+++ Source data +++

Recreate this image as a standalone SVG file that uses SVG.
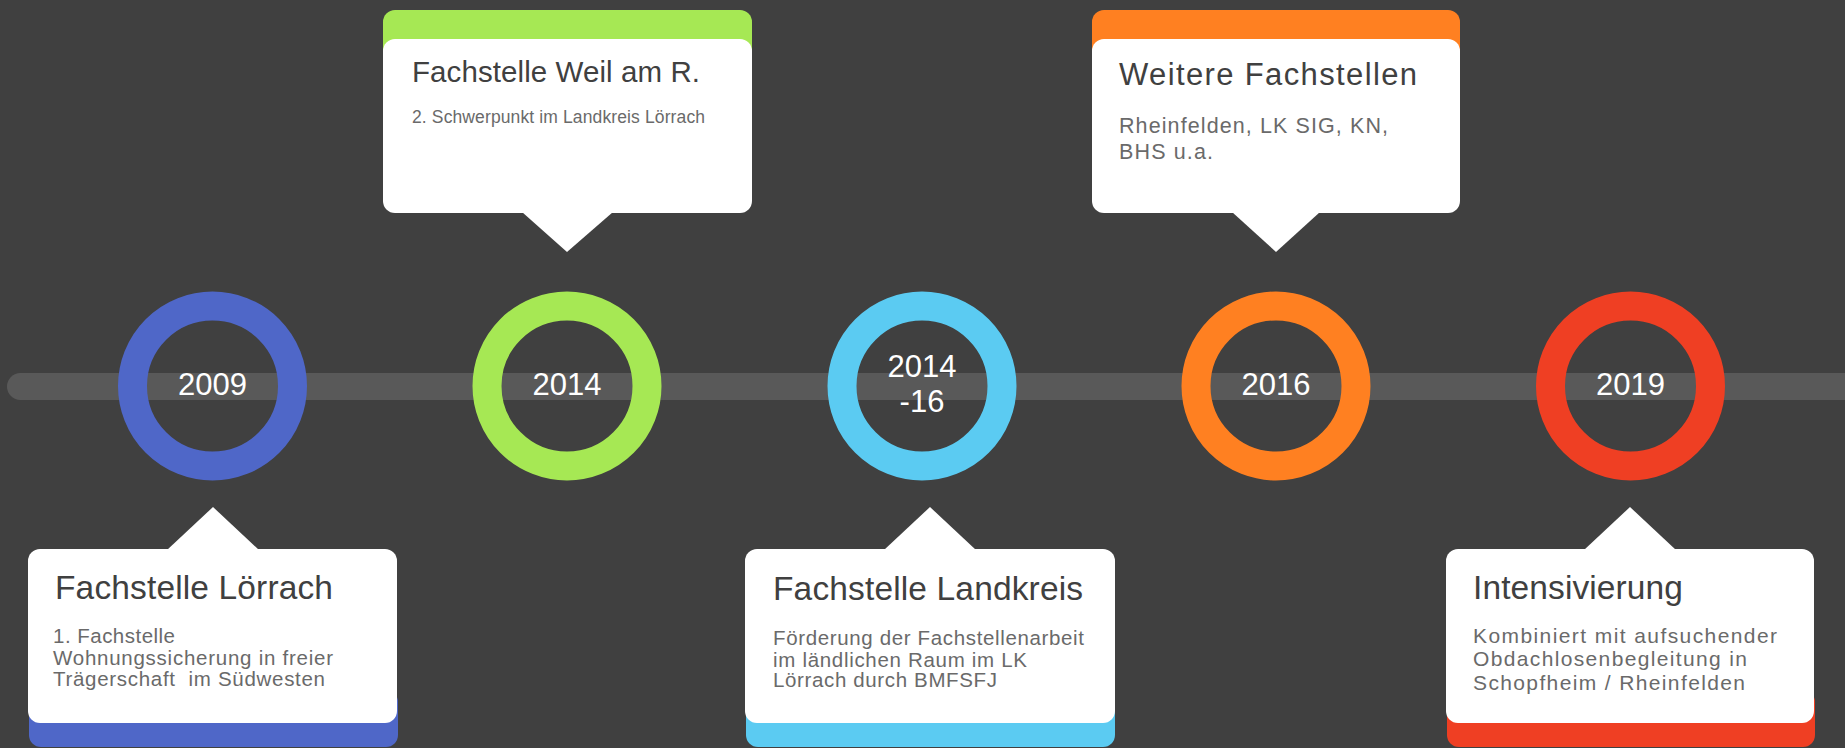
<svg xmlns="http://www.w3.org/2000/svg" width="1845" height="748" viewBox="0 0 1845 748">
<defs>
<style>
.title{font-family:"Liberation Sans",Arial,sans-serif;fill:#404040;}
.body{font-family:"Liberation Sans",Arial,sans-serif;fill:#6a6a6a;}
.year{font-family:"Liberation Sans",Arial,sans-serif;fill:#ffffff;font-size:31px;text-anchor:middle;}
.ring{fill:none;stroke-width:29;}
.card{fill:#ffffff;}
</style>
</defs>
<rect x="0" y="0" width="1845" height="748" fill="#404040"/>
<g id="connectors">
<rect x="7" y="373" width="1860" height="27" rx="13.5" fill="#595959"/>
</g>
<g id="year-2009">
<circle class="ring" cx="212.5" cy="386" r="80" stroke="#4F67C8"/>
<text class="year" x="212.5" y="395">2009</text>
</g>
<g id="year-2014">
<circle class="ring" cx="567" cy="386" r="80" stroke="#A6E854"/>
<text class="year" x="567" y="395">2014</text>
</g>
<g id="year-2014-16">
<circle class="ring" cx="922" cy="386" r="80" stroke="#5BCBF2"/>
<text class="year" x="922" y="377">2014</text>
<text class="year" x="922" y="412">-16</text>
</g>
<g id="year-2016">
<circle class="ring" cx="1276" cy="386" r="80" stroke="#FF8021"/>
<text class="year" x="1276" y="395">2016</text>
</g>
<g id="year-2019">
<circle class="ring" cx="1630.5" cy="386" r="80" stroke="#EF3F23"/>
<text class="year" x="1630.5" y="395">2019</text>
</g>
<g id="card-loerrach">
<rect x="29" y="690" width="369" height="57" rx="12" fill="#4F67C8"/>
<rect class="card" x="28" y="549" width="369" height="174" rx="12"/>
<polygon class="card" points="167,550 213,507 259,550"/>
<text class="title" x="55" y="599" font-size="33.5" textLength="278" lengthAdjust="spacing">Fachstelle Lörrach</text>
<text class="body" x="53" y="643" font-size="20.5" textLength="122" lengthAdjust="spacing">1. Fachstelle</text>
<text class="body" x="53" y="665" font-size="20.5" textLength="280" lengthAdjust="spacing">Wohnungssicherung in freier</text>
<text class="body" x="53" y="686" font-size="20.5" textLength="272" lengthAdjust="spacing" xml:space="preserve">Trägerschaft  im Südwesten</text>
</g>
<g id="card-weil">
<rect x="383" y="10" width="369" height="60" rx="12" fill="#A6E854"/>
<rect class="card" x="383" y="39" width="369" height="174" rx="12"/>
<polygon class="card" points="522,212 567,252 613,212"/>
<text class="title" x="412" y="82" font-size="29.5" textLength="288" lengthAdjust="spacing">Fachstelle Weil am R.</text>
<text class="body" x="412" y="123" font-size="17.5" textLength="293" lengthAdjust="spacing">2. Schwerpunkt im Landkreis Lörrach</text>
</g>
<g id="card-landkreis">
<rect x="746" y="690" width="369" height="57" rx="12" fill="#5BCBF2"/>
<rect class="card" x="745" y="549" width="370" height="174" rx="12"/>
<polygon class="card" points="884,550 930,507 976,550"/>
<text class="title" x="773" y="600" font-size="33.5" textLength="310" lengthAdjust="spacing">Fachstelle Landkreis</text>
<text class="body" x="773" y="645" font-size="20.5" textLength="311" lengthAdjust="spacing">Förderung der Fachstellenarbeit</text>
<text class="body" x="773" y="667" font-size="20.5" textLength="254" lengthAdjust="spacing">im ländlichen Raum im LK</text>
<text class="body" x="773" y="687" font-size="20.5" textLength="224" lengthAdjust="spacing">Lörrach durch BMFSFJ</text>
</g>
<g id="card-weitere">
<rect x="1092" y="10" width="368" height="60" rx="12" fill="#FF8021"/>
<rect class="card" x="1092" y="39" width="368" height="174" rx="12"/>
<polygon class="card" points="1232,212 1276,252 1320,212"/>
<text class="title" x="1119" y="85" font-size="31" textLength="298" lengthAdjust="spacing">Weitere Fachstellen</text>
<text class="body" x="1119" y="133" font-size="21.5" textLength="269" lengthAdjust="spacing">Rheinfelden, LK SIG, KN,</text>
<text class="body" x="1119" y="159" font-size="21.5" textLength="94" lengthAdjust="spacing">BHS u.a.</text>
</g>
<g id="card-intensivierung">
<rect x="1447" y="690" width="368" height="57" rx="12" fill="#EF3F23"/>
<rect class="card" x="1446" y="549" width="368" height="174" rx="12"/>
<polygon class="card" points="1584,550 1630,507 1676,550"/>
<text class="title" x="1473" y="599" font-size="33.5" textLength="210" lengthAdjust="spacing">Intensivierung</text>
<text class="body" x="1473" y="643" font-size="21" textLength="304" lengthAdjust="spacing">Kombiniert mit aufsuchender</text>
<text class="body" x="1473" y="666" font-size="21" textLength="274" lengthAdjust="spacing">Obdachlosenbegleitung in</text>
<text class="body" x="1473" y="690" font-size="21" textLength="272" lengthAdjust="spacing">Schopfheim / Rheinfelden</text>
</g>
</svg>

+++

#### Problem to solve
Write out the full listing verbatim, excluding its pictures.

#### Worked solution
Recreate this image as a standalone SVG file that uses SVG.
<svg xmlns="http://www.w3.org/2000/svg" width="1845" height="748" viewBox="0 0 1845 748">
<defs>
<style>
.title{font-family:"Liberation Sans",Arial,sans-serif;fill:#404040;}
.body{font-family:"Liberation Sans",Arial,sans-serif;fill:#6a6a6a;}
.year{font-family:"Liberation Sans",Arial,sans-serif;fill:#ffffff;font-size:31px;text-anchor:middle;}
.ring{fill:none;stroke-width:29;}
.card{fill:#ffffff;}
</style>
</defs>
<rect x="0" y="0" width="1845" height="748" fill="#404040"/>
<g id="connectors">
<rect x="7" y="373" width="1860" height="27" rx="13.5" fill="#595959"/>
</g>
<g id="year-2009">
<circle class="ring" cx="212.5" cy="386" r="80" stroke="#4F67C8"/>
<text class="year" x="212.5" y="395">2009</text>
</g>
<g id="year-2014">
<circle class="ring" cx="567" cy="386" r="80" stroke="#A6E854"/>
<text class="year" x="567" y="395">2014</text>
</g>
<g id="year-2014-16">
<circle class="ring" cx="922" cy="386" r="80" stroke="#5BCBF2"/>
<text class="year" x="922" y="377">2014</text>
<text class="year" x="922" y="412">-16</text>
</g>
<g id="year-2016">
<circle class="ring" cx="1276" cy="386" r="80" stroke="#FF8021"/>
<text class="year" x="1276" y="395">2016</text>
</g>
<g id="year-2019">
<circle class="ring" cx="1630.5" cy="386" r="80" stroke="#EF3F23"/>
<text class="year" x="1630.5" y="395">2019</text>
</g>
<g id="card-loerrach">
<rect x="29" y="690" width="369" height="57" rx="12" fill="#4F67C8"/>
<rect class="card" x="28" y="549" width="369" height="174" rx="12"/>
<polygon class="card" points="167,550 213,507 259,550"/>
<text class="title" x="55" y="599" font-size="33.5" textLength="278" lengthAdjust="spacing">Fachstelle Lörrach</text>
<text class="body" x="53" y="643" font-size="20.5" textLength="122" lengthAdjust="spacing">1. Fachstelle</text>
<text class="body" x="53" y="665" font-size="20.5" textLength="280" lengthAdjust="spacing">Wohnungssicherung in freier</text>
<text class="body" x="53" y="686" font-size="20.5" textLength="272" lengthAdjust="spacing" xml:space="preserve">Trägerschaft  im Südwesten</text>
</g>
<g id="card-weil">
<rect x="383" y="10" width="369" height="60" rx="12" fill="#A6E854"/>
<rect class="card" x="383" y="39" width="369" height="174" rx="12"/>
<polygon class="card" points="522,212 567,252 613,212"/>
<text class="title" x="412" y="82" font-size="29.5" textLength="288" lengthAdjust="spacing">Fachstelle Weil am R.</text>
<text class="body" x="412" y="123" font-size="17.5" textLength="293" lengthAdjust="spacing">2. Schwerpunkt im Landkreis Lörrach</text>
</g>
<g id="card-landkreis">
<rect x="746" y="690" width="369" height="57" rx="12" fill="#5BCBF2"/>
<rect class="card" x="745" y="549" width="370" height="174" rx="12"/>
<polygon class="card" points="884,550 930,507 976,550"/>
<text class="title" x="773" y="600" font-size="33.5" textLength="310" lengthAdjust="spacing">Fachstelle Landkreis</text>
<text class="body" x="773" y="645" font-size="20.5" textLength="311" lengthAdjust="spacing">Förderung der Fachstellenarbeit</text>
<text class="body" x="773" y="667" font-size="20.5" textLength="254" lengthAdjust="spacing">im ländlichen Raum im LK</text>
<text class="body" x="773" y="687" font-size="20.5" textLength="224" lengthAdjust="spacing">Lörrach durch BMFSFJ</text>
</g>
<g id="card-weitere">
<rect x="1092" y="10" width="368" height="60" rx="12" fill="#FF8021"/>
<rect class="card" x="1092" y="39" width="368" height="174" rx="12"/>
<polygon class="card" points="1232,212 1276,252 1320,212"/>
<text class="title" x="1119" y="85" font-size="31" textLength="298" lengthAdjust="spacing">Weitere Fachstellen</text>
<text class="body" x="1119" y="133" font-size="21.5" textLength="269" lengthAdjust="spacing">Rheinfelden, LK SIG, KN,</text>
<text class="body" x="1119" y="159" font-size="21.5" textLength="94" lengthAdjust="spacing">BHS u.a.</text>
</g>
<g id="card-intensivierung">
<rect x="1447" y="690" width="368" height="57" rx="12" fill="#EF3F23"/>
<rect class="card" x="1446" y="549" width="368" height="174" rx="12"/>
<polygon class="card" points="1584,550 1630,507 1676,550"/>
<text class="title" x="1473" y="599" font-size="33.5" textLength="210" lengthAdjust="spacing">Intensivierung</text>
<text class="body" x="1473" y="643" font-size="21" textLength="304" lengthAdjust="spacing">Kombiniert mit aufsuchender</text>
<text class="body" x="1473" y="666" font-size="21" textLength="274" lengthAdjust="spacing">Obdachlosenbegleitung in</text>
<text class="body" x="1473" y="690" font-size="21" textLength="272" lengthAdjust="spacing">Schopfheim / Rheinfelden</text>
</g>
</svg>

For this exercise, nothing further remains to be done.